Looking back on the previous regime, Anderson notes that ‘there are good reasons to believe that control orders fulfilled their primary function of disrupting terrorist activity’, and that ‘control orders are likely also to have released intelligence resources for use in relation to other targets’. Against some of the wilder claims of the civil liberties campaigners (and indeed the coalition parties in opposition) he notes that ‘a conscientious administrative procedure, coupled with close judicial scrutiny and an improved disclosure regime, ensured a substantial degree of fairness to the subject’.

Anderson’s report also usefully identifies the two most significant respects in which TPIMs are weaker than control orders. The first is the new maximum two-year time limit. Control orders were indefinite, and several ran for more than four years. The second is the removal of the power to relocate controlled persons against their will. This was an element of the previous regime which Anderson notes was ‘prized for national security reasons’. It was used for just under half of all control orders, and was in place for six of the nine individuals under control orders at the time they were scrapped.

These changes are in my view significant and unwelcome. There are, however, some respects in which the new legislation is an improvement, and should be recognised as such even by defenders of the previous regime. The first is that the nature of the restrictions that can be placed on individuals are fully specified in the legislation, whereas the previous regime used an illustrative list. The second is that the previous evidential requirement of ‘reasonable suspicion’ has been replaced with that of ‘reasonable belief’.

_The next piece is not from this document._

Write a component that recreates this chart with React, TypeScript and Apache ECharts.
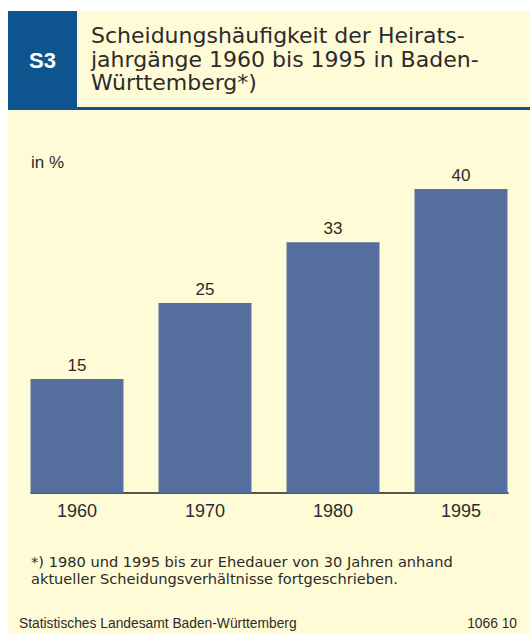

While both these moves are welcome, it should be noted that they would not have changed actual practice. The authorities did not in fact add new requirements to those on the illustrative list, and there is no evidence or suggestion that the previous evidential requirement was tested near the limit. To anyone who is aware of the level of the current threat, the relatively small number of control orders — 52 over six years — suggests a high evidential test. Anderson records his view that every one of the 52 would in fact have satisfied the new, more demanding evidential test, and all those who were under a control order at the time of the change were immediately placed under a TPIM.

Anderson’s overall assessment, in terms of how the new regime affects our vulnerability to the terrorist threat, is admirably clear. ‘In summary,’ he concludes, ‘control orders were an effective means of protecting the public from a small number of suspected terrorists who presented a substantial risk to national security, but whom it was not feasible to prosecute’. The move away from control orders was a ‘political’ decision and ‘unlikely to further the requirements of national security — rather the reverse’. The government has sought to mitigate the increased risk with extra surveillance resources (at extra cost, or diversion from other tasks), and Anderson notes that ‘MI5, which is best placed to judge, has accepted that there should be no substantial increase in overall risk’ (emphasis mine).

There is of course no way to eliminate risk altogether, and all political parties should accept, and be clear in their public statements, that there is often an ineluctable trade-off between risk and civil liberties. There is no single right answer about how to approach this trade-off, and in the end, when it comes to evaluating each government’s attempt, people have to make up their own minds. Today’s report offers much useful material in trying to do so.